#### Given data:
———

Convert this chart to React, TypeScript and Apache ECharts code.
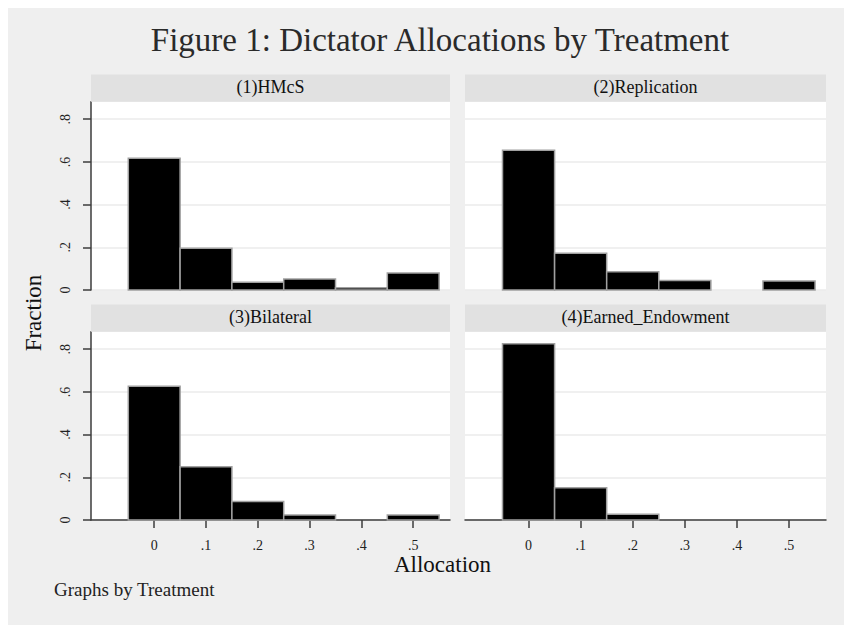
import React, { useEffect, useRef } from "react";
import * as echarts from "echarts";

const binCenters = [0, 0.1, 0.2, 0.3, 0.4, 0.5];
const hmcs = [0.617, 0.195, 0.036, 0.052, 0.011, 0.08];
const replication = [0.655, 0.172, 0.086, 0.044, 0, 0.042];
const bilateral = [0.626, 0.25, 0.087, 0.023, 0, 0.023];
const earned = [0.826, 0.151, 0.027, 0, 0, 0];
const panelTitles = ["(1)HMcS", "(2)Replication", "(3)Bilateral", "(4)Earned_Endowment"];
const yTicks = [0, 0.2, 0.4, 0.6, 0.8];
const xTicks = [0, 0.1, 0.2, 0.3, 0.4, 0.5];

const BIN_WIDTH = 0.1;
const FONT = "'Liberation Serif', 'DejaVu Serif', serif";
const BG = "#efefef";
const STRIP = "#e1e1e1";
const AXIS = "#3c3c3c";

const fmt = (v: number) => (Math.abs(v) < 1e-9 ? "0" : String(Math.round(v * 10) / 10).replace(/^0/, ""));

export default function App() {
  const ref = useRef<HTMLDivElement>(null);
  useEffect(() => {
    if (!ref.current) return;
    const chart = echarts.init(ref.current, null, { renderer: "svg" });
    const seriesValues = [hmcs, replication, bilateral, earned];
    const lefts = [83, 457];
    const widths = [359, 361];
    const tops = [93.7, 323.7];
    const H = 188.3;
    const grids: any[] = [];
    const xAxes: any[] = [];
    const yAxes: any[] = [];
    const series: any[] = [];
    const graphics: any[] = [];
    for (let i = 0; i < 4; i++) {
      const col = i % 2;
      const row = Math.floor(i / 2);
      grids.push({ left: lefts[col], top: tops[row], width: widths[col], height: H, show: true, backgroundColor: "#ffffff", borderWidth: 0 });
      graphics.push({
        type: "rect",
        shape: { x: lefts[col], y: tops[row] - 27.2, width: widths[col], height: 27.2 },
        style: { fill: STRIP },
        z: 1,
      });
      graphics.push({
        type: "text",
        x: lefts[col] + widths[col] / 2,
        y: tops[row] - 15,
        style: { text: panelTitles[i], font: `18px ${FONT}`, fill: "#111", align: "center", verticalAlign: "middle" },
        z: 2,
      });
      const showX = row === 1;
      const showY = col === 0;
      xAxes.push({
        gridIndex: i,
        type: "value",
        min: -0.122,
        max: 0.571,
        show: showX,
        axisLine: { show: showX, onZero: false, lineStyle: { color: AXIS, width: 1.5 } },
        axisTick: { show: showX, length: 8, customValues: xTicks, lineStyle: { color: AXIS, width: 1.5 } },
        axisLabel: { show: showX, customValues: xTicks, margin: 18, formatter: fmt, fontFamily: FONT, fontSize: 14, color: "#222" },
        splitLine: { show: false },
      });
      yAxes.push({
        gridIndex: i,
        type: "value",
        position: "left",
        min: 0,
        max: 0.882,
        axisLine: { show: showY, onZero: false, lineStyle: { color: AXIS, width: 1.5 } },
        axisTick: { show: showY, length: 8, customValues: yTicks, lineStyle: { color: AXIS, width: 1.5 } },
        axisLabel: { show: showY, customValues: yTicks, rotate: 90, margin: 19, formatter: fmt, fontFamily: FONT, fontSize: 14, color: "#222" },
        splitLine: { show: true, lineStyle: { color: "#ebebeb", width: 1.5 } },
      });
      series.push({
        type: "custom",
        xAxisIndex: i,
        yAxisIndex: i,
        encode: { x: 0, y: 1 },
        data: binCenters.map((c, k) => [c, seriesValues[i][k]]),
        renderItem: (params: any, api: any) => {
          const x = api.value(0);
          const y = api.value(1);
          if (!(y > 0)) return { type: "group", children: [] };
          const p0 = api.coord([x - BIN_WIDTH / 2, y]);
          const p1 = api.coord([x + BIN_WIDTH / 2, 0]);
          return {
            type: "rect",
            shape: { x: p0[0], y: p0[1], width: p1[0] - p0[0], height: p1[1] - p0[1] },
            style: { fill: "#000000", stroke: "#a0a0a0", lineWidth: 1.5 },
          };
        },
      });
    }
    graphics.push({
      type: "text",
      x: 432,
      y: 32,
      style: { text: "Figure 1: Dictator Allocations by Treatment", font: `33px ${FONT}`, fill: "#2a2a2a", align: "center", verticalAlign: "middle" },
    });
    graphics.push({
      type: "text",
      x: 25,
      y: 305,
      rotation: Math.PI / 2,
      style: { text: "Fraction", font: `23px ${FONT}`, fill: "#111", align: "center", verticalAlign: "middle" },
    });
    graphics.push({
      type: "text",
      x: 434.5,
      y: 556,
      style: { text: "Allocation", font: `23px ${FONT}`, fill: "#111", align: "center", verticalAlign: "middle" },
    });
    graphics.push({
      type: "text",
      x: 46,
      y: 581,
      style: { text: "Graphs by Treatment", font: `19px ${FONT}`, fill: "#222", align: "left", verticalAlign: "middle" },
    });
    chart.setOption({
      animation: false,
      backgroundColor: BG,
      grid: grids,
      xAxis: xAxes,
      yAxis: yAxes,
      series,
      graphic: graphics,
    });
    return () => chart.dispose();
  }, []);
  return <div ref={ref} style={{ position: "absolute", left: 8, top: 8, width: 836, height: 617 }} />;
}
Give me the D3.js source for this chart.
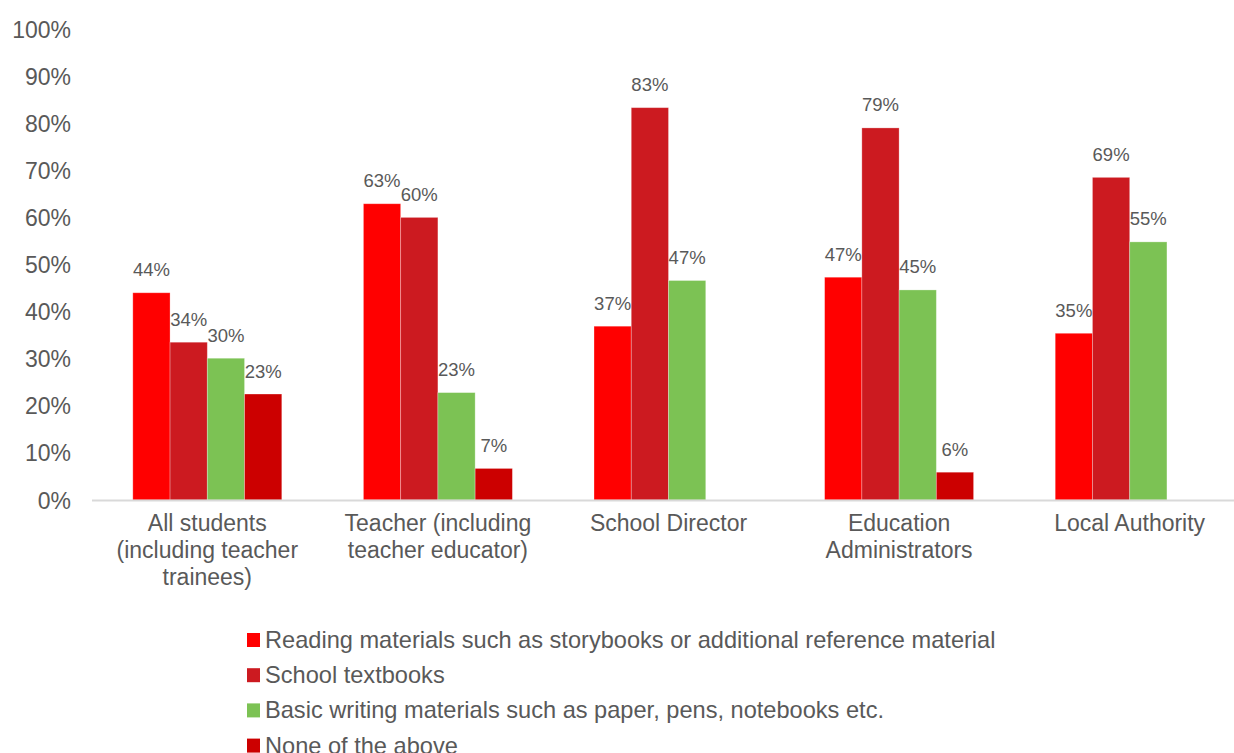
<!DOCTYPE html>
<html>
<head>
<meta charset="utf-8">
<script src="https://cdn.jsdelivr.net/npm/d3@7"></script>
<style>
  html, body { margin: 0; padding: 0; background: #ffffff; }
  svg { display: block; }
  text { font-family: "Liberation Sans", Arial, sans-serif; fill: #595959; }
</style>
</head>
<body>
<svg id="chart" width="1234" height="753"></svg>
<script>
// ---- Data ----
const categories = [
  ["All students", "(including teacher", "trainees)"],
  ["Teacher (including", "teacher educator)"],
  ["School Director"],
  ["Education", "Administrators"],
  ["Local Authority"]
];
const seriesNames = [
  "Reading materials such as storybooks or additional reference material",
  "School textbooks",
  "Basic writing materials such as paper, pens, notebooks etc.",
  "None of the above"
];
const readingMaterials = [44.0, 62.9, 36.9, 47.3, 35.4];
const schoolTextbooks  = [33.5, 60.0, 83.3, 79.0, 68.5];
const writingMaterials = [30.1, 22.8, 46.6, 44.6, 54.8];
const noneOfTheAbove   = [22.5, 6.7, null, 5.9, null];
const seriesColors = ["#ff0000", "#cc1a20", "#7cc254", "#cc0000"];
const yTicks = [0, 10, 20, 30, 40, 50, 60, 70, 80, 90, 100];

const seriesValues = [readingMaterials, schoolTextbooks, writingMaterials, noneOfTheAbove];

// ---- Layout ----
const svg = d3.select("#chart");
const x0 = d3.scaleBand()
  .domain(d3.range(categories.length))
  .range([92, 1245])
  .paddingInner(0.354)
  .paddingOuter(0.177);
const x1 = d3.scaleBand()
  .domain(d3.range(seriesNames.length))
  .range([0, x0.bandwidth()]);
const y = d3.scaleLinear().domain([0, 100]).range([500, 29]);

// Y tick labels
const yAxis = d3.axisLeft(y)
  .tickValues(yTicks)
  .tickFormat(d => d + "%")
  .tickSize(0)
  .tickPadding(0);
const yG = svg.append("g").attr("transform", "translate(71,0)").call(yAxis);
yG.select(".domain").remove();
yG.selectAll("text")
  .style("font-size", "23px")
  .style("font-family", "'Liberation Sans', Arial, sans-serif")
  .attr("fill", "#595959")
  .attr("dy", "0.35em");

// Bars
const groups = svg.append("g").selectAll("g")
  .data(categories)
  .join("g")
  .attr("transform", (d, i) => `translate(${x0(i)},0)`);

groups.each(function(cat, ci) {
  const g = d3.select(this);
  const rows = seriesValues.map((vals, si) => ({ si, v: vals[ci] }))
    .filter(d => d.v !== null);
  g.selectAll("rect")
    .data(rows)
    .join("rect")
    .attr("x", d => x1(d.si))
    .attr("y", d => y(d.v))
    .attr("width", x1.bandwidth())
    .attr("height", d => y(0) - y(d.v))
    .attr("fill", d => seriesColors[d.si])
    .attr("stroke", "#ffffff")
    .attr("stroke-opacity", 0.35)
    .attr("stroke-width", 0.8);
  g.selectAll("text.lbl")
    .data(rows)
    .join("text")
    .attr("class", "lbl")
    .attr("x", d => x1(d.si) + x1.bandwidth() / 2)
    .attr("y", d => y(d.v) - 16.5)
    .attr("text-anchor", "middle")
    .style("font-size", "18.5px")
    .text(d => Math.round(d.v) + "%");
});

// X axis line
svg.append("line")
  .attr("x1", 92).attr("x2", 1234)
  .attr("y1", y(0) + 0.5).attr("y2", y(0) + 0.5)
  .attr("stroke", "#d9d9d9")
  .attr("stroke-width", 2);

// Category labels
const catG = svg.append("g").selectAll("text")
  .data(categories)
  .join("text")
  .attr("x", (d, i) => x0(i) + x0.bandwidth() / 2)
  .attr("y", 531)
  .attr("text-anchor", "middle")
  .style("font-size", "23px");
catG.each(function(lines) {
  const t = d3.select(this);
  lines.forEach((ln, k) => {
    t.append("tspan")
      .attr("x", t.attr("x"))
      .attr("dy", k === 0 ? 0 : 27)
      .text(ln);
  });
});

// Legend
const legend = svg.append("g").selectAll("g")
  .data(seriesNames)
  .join("g")
  .attr("transform", (d, i) => `translate(247, ${640 + i * 35.2})`);
legend.append("rect")
  .attr("x", 0).attr("y", -7)
  .attr("width", 13).attr("height", 14)
  .attr("fill", (d, i) => seriesColors[i]);
legend.append("text")
  .attr("x", 18).attr("y", 8)
  .style("font-size", "23.6px")
  .text(d => d);
</script>
</body>
</html>
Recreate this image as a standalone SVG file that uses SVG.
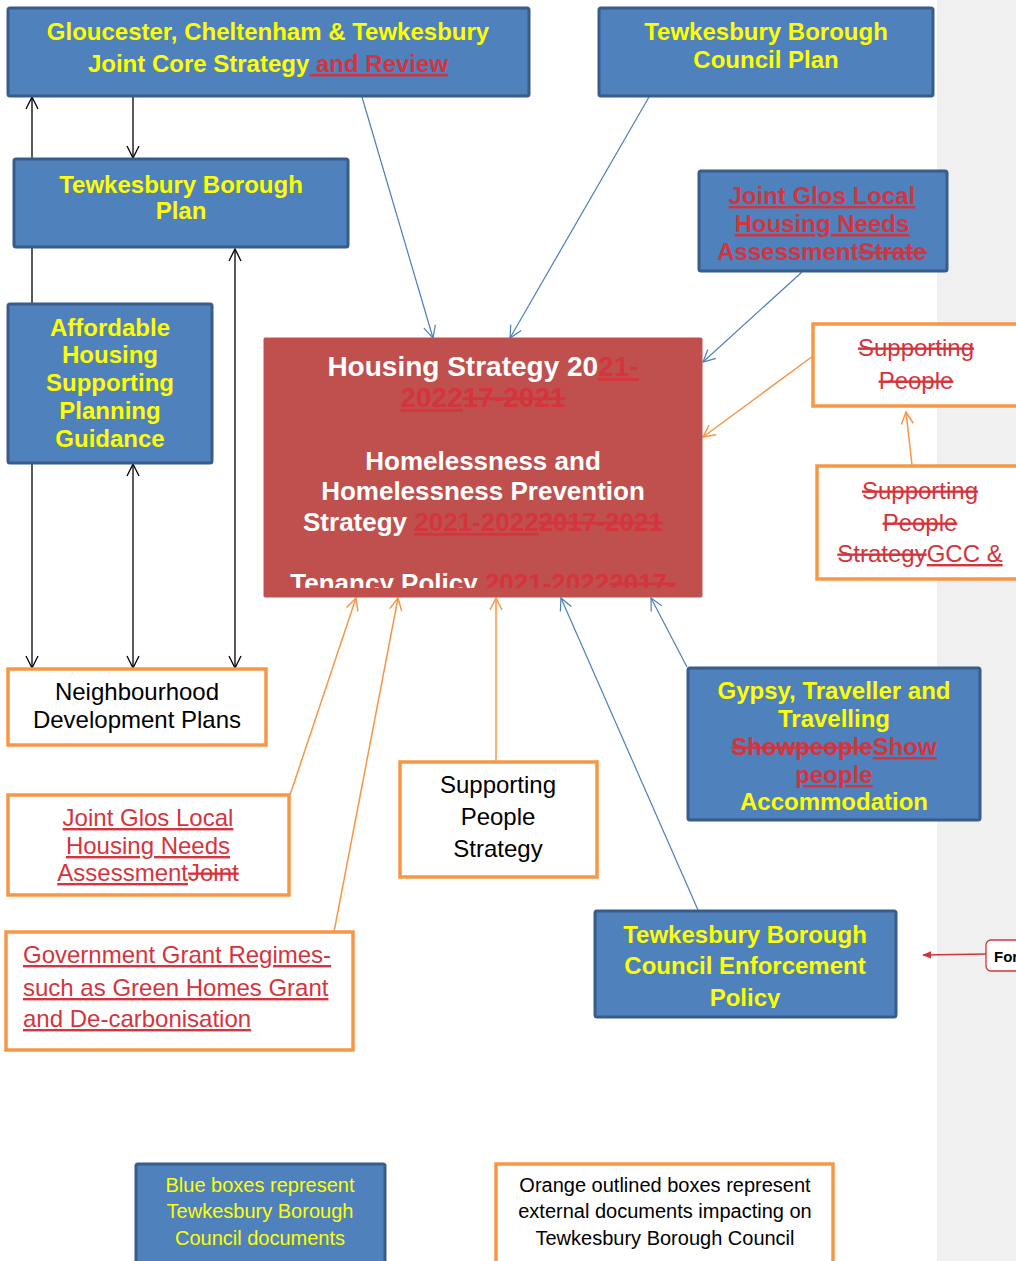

———

#### Task brief:
Take the records above from their first line through the line with "const fmt = (v: number)" and set those lines down word for word, minus the pictures.

#### Answer to the problem:
Convert this chart to React, TypeScript and Apache ECharts code.
import React, { useEffect, useRef } from "react";
import * as echarts from "echarts";

const binCenters = [0, 0.1, 0.2, 0.3, 0.4, 0.5];
const hmcs = [0.617, 0.195, 0.036, 0.052, 0.011, 0.08];
const replication = [0.655, 0.172, 0.086, 0.044, 0, 0.042];
const bilateral = [0.626, 0.25, 0.087, 0.023, 0, 0.023];
const earned = [0.826, 0.151, 0.027, 0, 0, 0];
const panelTitles = ["(1)HMcS", "(2)Replication", "(3)Bilateral", "(4)Earned_Endowment"];
const yTicks = [0, 0.2, 0.4, 0.6, 0.8];
const xTicks = [0, 0.1, 0.2, 0.3, 0.4, 0.5];

const BIN_WIDTH = 0.1;
const FONT = "'Liberation Serif', 'DejaVu Serif', serif";
const BG = "#efefef";
const STRIP = "#e1e1e1";
const AXIS = "#3c3c3c";

const fmt = (v: number) => (Math.abs(v) < 1e-9 ? "0" : String(Math.round(v * 10) / 10).replace(/^0/, ""));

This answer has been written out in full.